Portrait of Mrs. John Brice and Daughter, Rembrandt Peale; Charles Willson Peale

Artwork Overview

1778–1860
1741–1827
Portrait of Mrs. John Brice and Daughter, 1812
Where object was made: United States
Material/technique: oil; canvas
Dimensions:
Canvas/Support (Height x Width x Depth): 74.9 x 62.9 cm
Canvas/Support (Height x Width x Depth): 29 1/2 x 24 3/4 in
Credit line: Gift of Professor Herman B. Chubb and Mrs. Julia Chubb
Accession number: 1960.0060
Not on display

If you wish to reproduce this image, please submit an image request

Images

Label texts

Exhibition Label: "Corpus," Apr-2012, Kate Meyer Charles Willson Peale (1741-1827) exemplified the ingenuity and intellectual curiosity of the young American republic. He named his children after major artists and scientists, including Raphael, Rubens, and Linnaeus. Most of his children fulfilled their father’s ambitions by becoming painters, scientific illustrators, or naturalists. His second surviving son, Rembrandt, achieved notoriety for his many portraits of George Washington. This portrait of Mary Clare Maccubbin Brice and her daughter is a copy after a painting his father produced circa 1773. Historically, the act of copying from past masters was valued more than it is today. Rembrandt may have copied Charles’ portrait to satisfy desire on behalf of the Brice family to possess additional visual reminders of Mrs. Brice, who died in 1806, or her daughter, who did not reach adulthood. This copy also reflects the esteem Rembrandt held for his father as an artist and mentor. The mother and child have been rendered as fairly generic pictorial types, a stylistic choice which aided an early 19th-century viewer in associating the pair with the virtue, compassion, and devotion characterized by iconographic representations of the Madonna and Child. Archive Label 2003: Portrait of Mrs. John Brice and Child is a copy of a work done by the artist’s father Charles Willson Peale. The original was painted around 1773 for Mrs. Brice’s uncle, Charles Carroll, Barrister. The whereabouts of the original painting is still unknown. Of all the Peale offspring, Rembrandt had the closest artistic relationship with his ingenious father. Charles Willson boasted of his son’s “extraordinary talents in the art of painting” and arranged for his son to study under Benjamin West in England. Although momentarily distracted by the large history paintings in Europe, Rembrandt returned to America and to a lucrative career as a portraitist.

Resources

Audio

Didactic – Art Minute
Didactic – Art Minute
Episode 7 Oct-2004, William Hambleton, Docent I’m David Cateforis with another art minute from the Spencer Museum of Art. At the south end of the Spencer’s 18th and 19th century gallery hangs a portrait of “Mrs. Brice and Child” by the American artist Rembrandt Peale, an 1812 copy of an earlier portrait by his father, Charles Willson Peale. Note the generally pale colors, the dark background, the oval faces and triangular composition, the repetition of pearls on Mrs.
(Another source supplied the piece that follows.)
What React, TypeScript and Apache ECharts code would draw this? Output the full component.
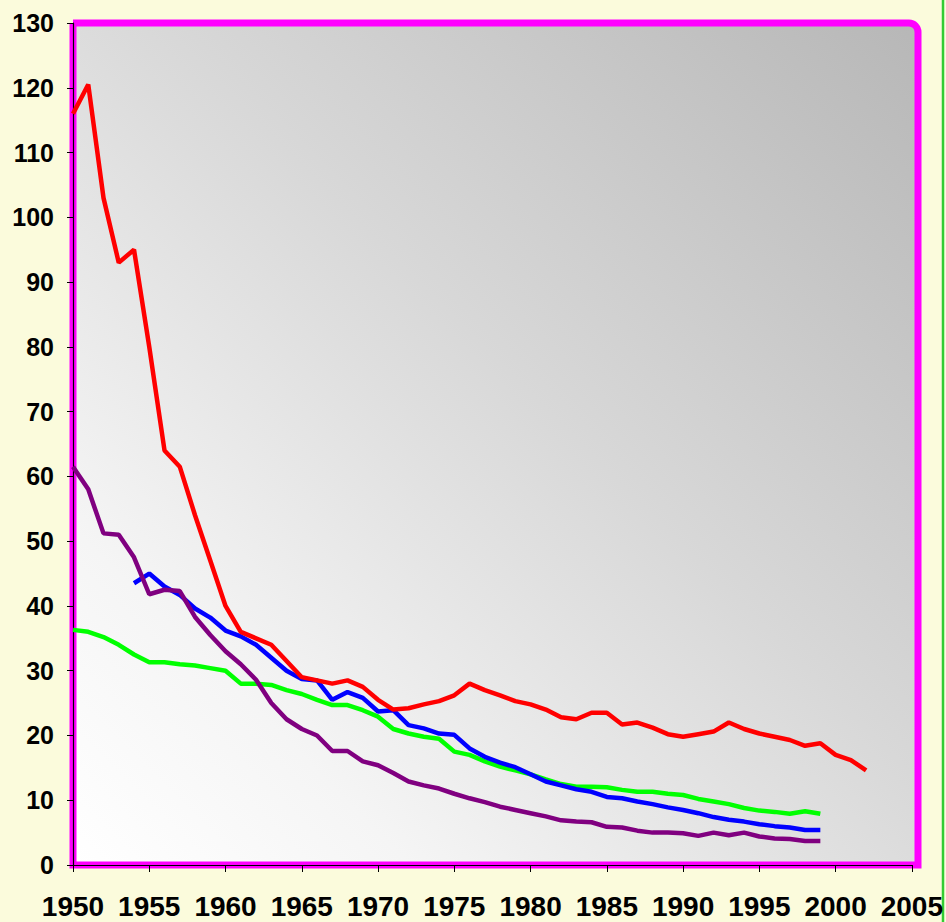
import React, { useEffect, useRef } from "react";
import * as echarts from "echarts";

const years = [
  1950, 1951, 1952, 1953, 1954, 1955, 1956, 1957, 1958, 1959,
  1960, 1961, 1962, 1963, 1964, 1965, 1966, 1967, 1968, 1969,
  1970, 1971, 1972, 1973, 1974, 1975, 1976, 1977, 1978, 1979,
  1980, 1981, 1982, 1983, 1984, 1985, 1986, 1987, 1988, 1989,
  1990, 1991, 1992, 1993, 1994, 1995, 1996, 1997, 1998, 1999,
  2000, 2001, 2002,
];

const xTicks = [1950, 1955, 1960, 1965, 1970, 1975, 1980, 1985, 1990, 1995, 2000, 2005];

// 1950-2002
const redValues = [
  116, 120.5, 103, 93, 95, 80, 64, 61.5, 54, 47,
  40, 36, 35, 34, 31.5, 29, 28.5, 28, 28.5, 27.5,
  25.5, 24, 24.2, 24.8, 25.3, 26.2, 28, 27, 26.2, 25.3,
  24.8, 24, 22.8, 22.5, 23.5, 23.5, 21.7, 22, 21.2, 20.2,
  19.8, 20.2, 20.6, 22, 21, 20.3, 19.8, 19.3, 18.4, 18.8,
  17, 16.2, 14.6,
];

// 1950-1999
const purpleValues = [
  61.5, 58, 51.2, 51, 47.5, 41.8, 42.5, 42.3, 38.3, 35.5,
  33, 31, 28.6, 25, 22.5, 21, 20, 17.6, 17.6, 16,
  15.4, 14.2, 12.9, 12.3, 11.8, 11, 10.3, 9.7, 9, 8.5,
  8, 7.5, 6.9, 6.7, 6.6, 5.9, 5.8, 5.3, 5, 5,
  4.9, 4.5, 5, 4.6, 5, 4.4, 4.1, 4, 3.7, 3.7,
];

// 1950-1999
const greenValues = [
  36.3, 36, 35.2, 34, 32.5, 31.3, 31.3, 31, 30.8, 30.4,
  30, 28, 28, 27.8, 27, 26.4, 25.5, 24.7, 24.7, 23.9,
  22.9, 21, 20.3, 19.8, 19.5, 17.5, 17, 16, 15.2, 14.6,
  14, 13.2, 12.5, 12.1, 12.1, 12, 11.6, 11.3, 11.3, 11,
  10.8, 10.2, 9.8, 9.4, 8.8, 8.4, 8.2, 7.9, 8.3, 7.9,
];

// 1954-1999
const blueValues = [
  43.5, 45, 43, 41.7, 39.6, 38.2,
  36.2, 35.3, 34, 32, 30, 28.7, 28.5, 25.5, 26.7, 25.8,
  23.7, 23.9, 21.6, 21.1, 20.3, 20.1, 18, 16.7, 15.8, 15.1,
  14, 12.9, 12.3, 11.7, 11.3, 10.5, 10.3, 9.8, 9.4, 8.9,
  8.5, 8, 7.4, 7, 6.7, 6.3, 6, 5.8, 5.4, 5.4,
];

const pairs = (ys: number[], vs: number[]) => vs.map((v, i) => [ys[i], v]);

export default function App() {
  const ref = useRef<HTMLDivElement>(null);
  useEffect(() => {
    if (!ref.current) return;
    const chart = echarts.init(ref.current, null, { renderer: "svg" });
    const L = 73, T = 23, R = 918, B = 865;
    chart.setOption({
      animation: false,
      backgroundColor: "#fbfbdc",
      grid: { left: L, top: T, right: 946 - R, bottom: 922 - B, containLabel: false },
      graphic: [
        {
          type: "rect",
          z: -10,
          shape: { x: L, y: T, width: R - L, height: B - T, r: [0, 9, 0, 0] },
          style: {
            fill: new echarts.graphic.LinearGradient(1, 0, 0, 1, [
              { offset: 0, color: "#b7b7b7" },
              { offset: 0.45, color: "#d8d8d8" },
              { offset: 0.8, color: "#f5f5f5" },
              { offset: 1, color: "#ffffff" },
            ]),
            stroke: "#ff00ff",
            lineWidth: 7,
          },
        },
        {
          type: "line",
          shape: { x1: 943, y1: 0, x2: 943, y2: 922 },
          style: { stroke: "#33cc33", lineWidth: 2.5 },
        },
      ],
      xAxis: {
        type: "value",
        min: 1950,
        max: 2005,
        interval: 5,
        splitLine: { show: false },
        axisLine: { show: true, onZero: false, lineStyle: { color: "#000", width: 1.2 } },
        axisTick: { show: true, length: 7, lineStyle: { color: "#000" } },
        axisLabel: {
          margin: 27,
          fontFamily: "'Liberation Sans Narrow', 'Liberation Sans', Arial, sans-serif",
          fontWeight: "bold",
          fontSize: 28,
          color: "#000",
          formatter: (v: number) => (xTicks.includes(v) ? String(v) : ""),
        },
      },
      yAxis: {
        type: "value",
        min: 0,
        max: 130,
        interval: 10,
        splitLine: { show: false },
        axisLine: { show: true, lineStyle: { color: "#000", width: 1.2 } },
        axisTick: { show: true, length: 6, lineStyle: { color: "#000" } },
        axisLabel: {
          margin: 19,
          fontFamily: "'Liberation Sans', Arial, sans-serif",
          fontWeight: "bold",
          fontSize: 25,
          color: "#000",
        },
      },
      series: [
        {
          type: "line",
          data: pairs(years, greenValues),
          symbol: "none",
          lineStyle: { color: "#00ff00", width: 4.5 },
        },
        {
          type: "line",
          data: pairs(years.slice(4), blueValues),
          symbol: "none",
          lineStyle: { color: "#0000ff", width: 4.5 },
        },
        {
          type: "line",
          data: pairs(years, purpleValues),
          symbol: "none",
          lineStyle: { color: "#800080", width: 4.5 },
        },
        {
          type: "line",
          data: pairs(years, redValues),
          symbol: "none",
          lineStyle: { color: "#ff0000", width: 4.5 },
        },
      ],
    });
    return () => chart.dispose();
  }, []);
  return (
    <div
      ref={ref}
      style={{ position: "fixed", left: 0, top: 0, width: 946, height: 922 }}
    />
  );
}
Brice’s gown, the fine brush work, and the stillness of the pose and setting - all suggesting a quality of timelessness. Now walk to the north end of the 19th century gallery to find Robert Henri’s 1910 painting, “Laughing Girl.” Many of the same elements of the Peale portrait are present here: a dark background, somewhat oval face, and repetition of pearls in the necklace. But my how things have changed in 100 years. The face colors in the Henri are vivid, the brushwork is coarse and rapid. His picture is full of spontaneous energy, suggesting that if he had painted it a few moments later; the girl’s pose would have been completely different. Henri is said to have commented that if you couldn’t paint a portrait in an hour, you probably were not very good. With thanks to William Hambleton for his text, from the Spencer Museum of Art, I’m David Cateforis.